Read Brian Heap’s advice on what to consider when making your choice of university:
Location, reputation and open days
For many applicants the choice of university or college is probably the main priority, with location being a key factor. However, many students have little or no knowledge of regional geography and have no concept of where universities are located: one student thought that Bangor University (situated in North Wales) was located at Bognor on England’s south coast!
Some institutions – probably those nearest home or those farthest away – will be rejected quickly. In addition to the region, location and immediate surroundings of a university or college, applicants have their own individual priorities – perhaps a hectic city life or, alternatively, a quiet life in the country! But university isn’t all about studying, so it’s not a bad idea to link your leisure interests with what the university or college can offer or with the opportunities available in the locality. Many applicants have theatrical, musical or artistic interests while others have sporting interests and achievements ranging from basketball, cricket and football to riding, rowing, sailing, mountaineering, and even fishing for England!
Some other decisions about your choice of university or college, however, could be made for the wrong reasons. Many students, for example, talk about ‘reputation’ or base their decisions on league tables. Reputations are fairly clear-cut in the case of some institutions. Oxford and Cambridge are both top world-class universities in which all courses have been established for many years and are supported by first class facilities. In other universities certain subjects are predominant, such as the social sciences at the London School of Economics, and the sciences and technologies at Imperial London.

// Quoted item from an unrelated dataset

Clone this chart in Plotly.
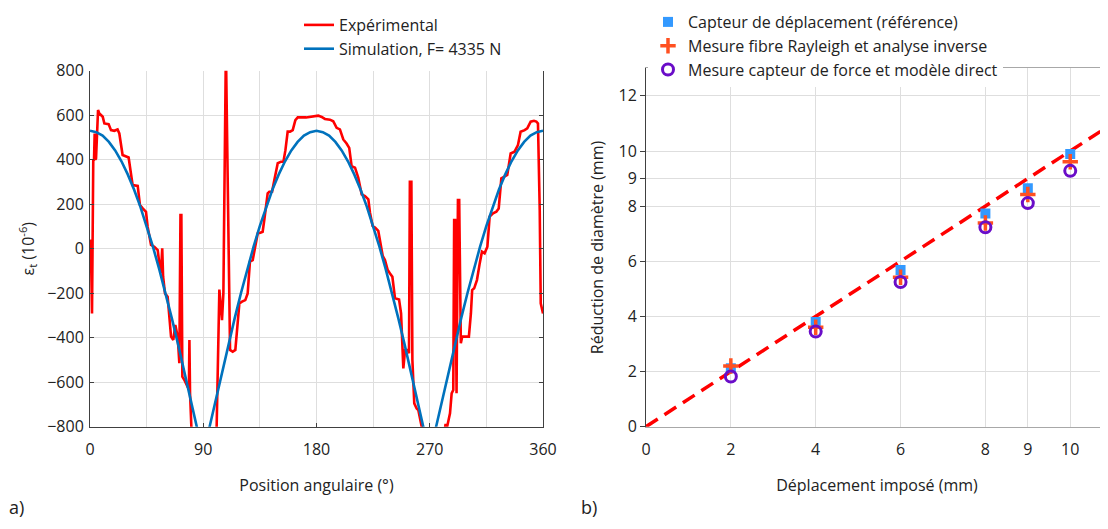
import plotly.graph_objects as go

# ---------------- Data: panel a) ----------------
red_theta = [0, 0.6, 1.6, 2.6, 3.2, 3.7, 4.3, 4.8, 6.4, 7.4, 8.7, 10.1, 11.4, 14.8, 16.7, 19.3, 21.9, 23.3,
             25.9, 28.6, 30.7, 32.5, 33.9, 37.9, 39.7, 41.9, 44.5, 45.8, 48.5, 51.1, 53.8, 55.1, 56.4, 57.4,
             58.1, 59.6, 61.7, 64.4, 66.2, 67.8, 69.7, 71.0, 71.9, 72.6, 73.4, 75.0, 77.5, 78.6, 79.0, 79.5,
             80.8, 81.6, 90, 100.3, 102.8, 104.9, 106.0, 107.4, 108.0, 111.3, 113.4, 115.5, 117.3, 118.7,
             120.8, 123.4, 125.3, 127.1, 129.3, 131.4, 133.3, 135.4, 137.2, 138.5, 139.9, 141.2, 142.5, 144.7,
             146.5, 149.2, 151.8, 153.7, 155.3, 157.1, 159.0, 161.1, 163.2, 165.1, 171.7, 177.5, 181.4, 184.1,
             186.7, 190.7, 193.3, 196.0, 198.6, 201.3, 203.9, 206.0, 207.9, 210.6, 213.2, 215.9, 218.5, 221.2,
             222.5, 224.6, 226.5, 229.1, 230.5, 232.6, 234.4, 236.6, 238.4, 240.3, 242.4, 245.6, 247.2, 248.3,
             249.0, 250.4, 252.5, 253.5, 254.2, 255.4, 256.2, 257.7, 259.6, 260.9, 262.2, 263.6, 264.5, 272,
             281.0, 282.6, 283.8, 286.1, 287.4, 288.7, 289.4, 290.2, 291.3, 292.4, 293.4, 294.7, 295.8, 301.1,
             302.7, 303.7, 305.3, 307.5, 309.7, 311.5, 313.6, 315.8, 317.6, 320.3, 322.9, 324.8, 326.9, 329.0,
             331.6, 334.3, 337.4, 340.1, 342.2, 345.4, 347.5, 350.2, 352.8, 354.7, 356.0, 357.4, 358.2, 360]
red_strain = [20, 40, -291, 399, 400, 518, 400, 406, 623, 608, 601, 593, 563, 560, 533, 530, 536, 518,
              421, 413, 410, 339, 286, 282, 196, 181, 166, 99, 17, 9, -6, -66, -111, 2,
              -126, -201, -216, -395, -410, -343, -395, -515, 151, 151, -575, -590, -620, -620, -410, -650,
              -800, -950, -1000, -900, -184, -321, -201, 900, 900, -455, -463, -455, -321, -246,
              -238, -231, -201, -58, -51, 9, 69, 72, 76, 129, 204, 249, 256, 256,
              309, 384, 391, 391, 443, 526, 526, 533, 578, 590, 590, 595, 598, 592,
              583, 580, 573, 543, 536, 491, 473, 453, 371, 364, 319, 244, 237, 222,
              162, 102, 95, 80, 28, -32, -51, -96, -111, -126, -223, -228, -291, -455,
              -538, -455, -455, -470, 301, 301, -500, -695, -718, -725, -770, -800, -900, -950,
              -850, -788, -800, -740, -650, -635, 129, 129, -650, 219, 219, -425, -395, -395,
              -291, -186, -178, -141, -66, -13, -21, 9, 144, 159, 166, 181, 316, 324,
              331, 428, 436, 466, 526, 533, 541, 571, 575, 571, 563, 174, -246, -291]

blue_theta = [0, 5, 10, 15, 20, 25, 30, 35, 40, 45, 50, 55, 60, 65, 70, 75, 80, 85, 90,
              95, 100, 105, 110, 115, 120, 125, 130, 135, 140, 145, 150, 155, 160, 165, 170, 175, 180,
              185, 190, 195, 200, 205, 210, 215, 220, 225, 230, 235, 240, 245, 250, 255, 260, 265, 270,
              275, 280, 285, 290, 295, 300, 305, 310, 315, 320, 325, 330, 335, 340, 345, 350, 355, 360]
blue_strain = [530, 524, 508, 480, 442, 393, 334, 266, 189, 103, 9, -92, -199, -312, -430, -551, -675, -801, -928,
               -801, -675, -551, -430, -312, -199, -92, 9, 103, 189, 266, 334, 393, 442, 480, 508, 524, 530,
               524, 508, 480, 442, 393, 334, 266, 189, 103, 9, -92, -199, -312, -430, -551, -675, -801, -928,
               -801, -675, -551, -430, -312, -199, -92, 9, 103, 189, 266, 334, 393, 442, 480, 508, 524, 530]

# ---------------- Data: panel b) ----------------
disp = [2, 4, 6, 8, 9, 10]
ref_sensor = [2.12, 3.80, 5.68, 7.73, 8.65, 9.89]
rayleigh = [2.20, 3.61, 5.42, 7.39, 8.42, 9.61]
force_model = [1.82, 3.45, 5.25, 7.23, 8.11, 9.28]
ideal_x = [0, 11]
ideal_y = [0, 11]

FONT = "Open Sans"
GRID = "#dedede"
AX = "#404040"

# the page body adds an 8 px offset; figure coordinates = page coordinates - 8
W, H = 1100, 513
OFF = 8


def fx(px):
    return (px - OFF) / W


def fy(py):
    return 1 - (py - OFF) / H


fig = go.Figure()

fig.add_trace(go.Scatter(x=red_theta, y=red_strain, mode="lines", name="Expérimental",
                         line=dict(color="#ff0000", width=2.6), xaxis="x", yaxis="y", legend="legend"))
fig.add_trace(go.Scatter(x=blue_theta, y=blue_strain, mode="lines", name="Simulation, F= 4335 N",
                         line=dict(color="#0072bd", width=2.6), xaxis="x", yaxis="y", legend="legend"))

fig.add_trace(go.Scatter(x=ideal_x, y=ideal_y, mode="lines", showlegend=False,
                         line=dict(color="#ff0000", width=3.5, dash="14px,8px"), xaxis="x2", yaxis="y2"))
fig.add_trace(go.Scatter(x=disp, y=ref_sensor, mode="markers", name="Capteur de déplacement (référence)",
                         marker=dict(symbol="square", size=10, color="#3399ff"),
                         xaxis="x2", yaxis="y2", legend="legend2"))
fig.add_trace(go.Scatter(x=disp, y=rayleigh, mode="markers", name="Mesure fibre Rayleigh et analyse inverse",
                         marker=dict(symbol="cross-thin-open", size=11, color="#ff5020",
                                     line=dict(color="#ff5020", width=3.5)),
                         xaxis="x2", yaxis="y2", legend="legend2"))
fig.add_trace(go.Scatter(x=disp, y=force_model, mode="markers", name="Mesure capteur de force et modèle direct",
                         marker=dict(symbol="circle-open", size=11, color="#6a0dc8",
                                     line=dict(color="#6a0dc8", width=3)),
                         xaxis="x2", yaxis="y2", legend="legend2"))

fig.update_layout(
    width=W, height=H,
    margin=dict(l=0, r=0, t=0, b=0, autoexpand=False),
    paper_bgcolor="white", plot_bgcolor="white",
    font=dict(family=FONT, size=16, color="#222222"),
    xaxis=dict(domain=[fx(90), fx(543)], range=[0, 360], tickvals=[0, 90, 180, 270, 360],
               showgrid=True, gridcolor=GRID, gridwidth=1,
               minor=dict(dtick=45, tick0=0, showgrid=True, gridcolor=GRID, gridwidth=1),
               showline=True, linecolor=AX, linewidth=1, ticks="inside", ticklen=4, tickcolor=AX,
               zeroline=False, ticklabelstandoff=8, automargin=False,
               title=dict(text="Position angulaire (°)", standoff=20, font=dict(size=16))),
    yaxis=dict(domain=[fy(426.7), fy(70.7)], range=[-800, 800], dtick=200,
               showgrid=True, gridcolor=GRID, gridwidth=1,
               showline=True, linecolor=AX, linewidth=1, mirror="ticks", ticks="inside", ticklen=4,
               tickcolor=AX, zeroline=False, ticklabelstandoff=2, automargin=False,
               title=dict(text="ε<sub>t</sub> (10<sup>-6</sup>)", standoff=8, font=dict(size=16))),
    xaxis2=dict(domain=[fx(646), 1.0], range=[0, 10.89], tickvals=[0, 2, 4, 6, 8, 9, 10],
                showgrid=True, gridcolor=GRID, gridwidth=1,
                showline=True, linecolor="#a8a8a8", linewidth=1, mirror=True, ticks="",
                zeroline=False, ticklabelstandoff=8, anchor="y2", automargin=False,
                title=dict(text="Déplacement imposé (mm)", standoff=20, font=dict(size=16))),
    yaxis2=dict(domain=[fy(426.7), fy(68.3)], range=[0, 13], tickvals=[0, 2, 4, 6, 8, 9, 10, 12],
                showgrid=True, gridcolor=GRID, gridwidth=1,
                showline=True, linecolor=AX, linewidth=1, ticks="outside", ticklen=5, tickcolor=AX,
                zeroline=False, anchor="x2", automargin=False,
                title=dict(text="Réduction de diamètre (mm)", standoff=10, font=dict(size=16))),
    legend=dict(x=fx(299), xanchor="left", y=1.0, yanchor="top", bgcolor="rgba(0,0,0,0)",
                font=dict(size=16), tracegroupgap=0, itemwidth=30),
    legend2=dict(x=fx(648), xanchor="left", y=1 + 3 / H, yanchor="top", bgcolor="white",
                 font=dict(size=16), tracegroupgap=0, itemwidth=30),
    annotations=[
        dict(text="a)", x=fx(7), y=0, xref="paper", yref="paper", xanchor="left", yanchor="bottom",
             showarrow=False, font=dict(size=18)),
        dict(text="b)", x=fx(579), y=0, xref="paper", yref="paper", xanchor="left", yanchor="bottom",
             showarrow=False, font=dict(size=18)),
    ],
)

fig.write_html("out.html")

Many other leading universities in the UK are also very strong in some subjects but not necessarily in all. This is why it is wrong to conclude that a ‘university has a good reputation’ – most universities are not necessarily good at everything! In seeking advice, you should also be a little wary of school staff who will usually always claim that their own university or college has a ‘good reputation’. Teachers obviously can provide good advice on the courses and the general atmosphere of their own institution, but they are not in a good position to make comparisons with other universities.
The best way to find out about universities and colleges and the courses that interest you is to visit your preferred institutions. Open Days provide the opportunity to talk to staff and students although, with thousands of students wandering round campuses, it may be difficult to meet and talk to the right people. Also, many institutions hold Open Days during vacations when many students are away which means that you may only hear talks from the staff, and not have any opportunity to meet students. However, it is often possible to visit a university or college in your own time and simply ‘walk in’. Alternatively, a letter to the Head of Department requesting a visit could enable you to get a closer look at the subject facilities. But failing this, you will be invited automatically to visit when you receive an offer and then you can meet the students in the department.
Before deciding on your preferred universities and courses, check out the following points.
How do the students react to their tutors? Do staff have a flair and enthusiasm for their subject? Are they approachable? Do they mark your work regularly and is the feedback helpful, or are you left to get on with your own work with very little direction? What are the research interests of the staff?
How will you be taught, for example, lectures, seminars, tutorials? Are lectures popular? If not, why not? How much online learning will you have? How much time will you be expected to work on your own? If there are field courses, how often are they arranged and are they compulsory? How much will they cost?
Are the facilities of a high standard and easily available? Is the laboratory equipment ‘state of the art’ or just adequate? Are the libraries well-stocked with software packages, books and journals? What are the computing facilities? Is there plenty of space to study or do rooms and workspaces become overcrowded? Do students have to pay for any materials?
Are there induction courses for new students? What student services and facilities are available? Is it possible to buy second-hand copies of set books?
Are work placements an optional or compulsory part of the course? Who arranges them? Are the placements popular? Do they count towards your degree? Are work placements paid? How long are they?
Transferable skills are now regarded as important by all future employers. Does the department provide training in communication skills, teamwork, time-management and information technology as part of the degree course?
How easy is it to find accommodation? Where are the halls of residence? Are they conveniently located for libraries and lecture theatres? Are they self-catering? Alternatively, what is the cost of meals in the university refectory? Which types of student accommodation are the most popular? What is the annual cost of accommodation? If there is more than one campus, is a shuttle-bus service provided?
Find out the costs of materials, accommodation and travel in addition to tuition fees and your own personal needs. What are the opportunities for earning money, on or off campus? Does the department or faculty have any rules about part-time employment?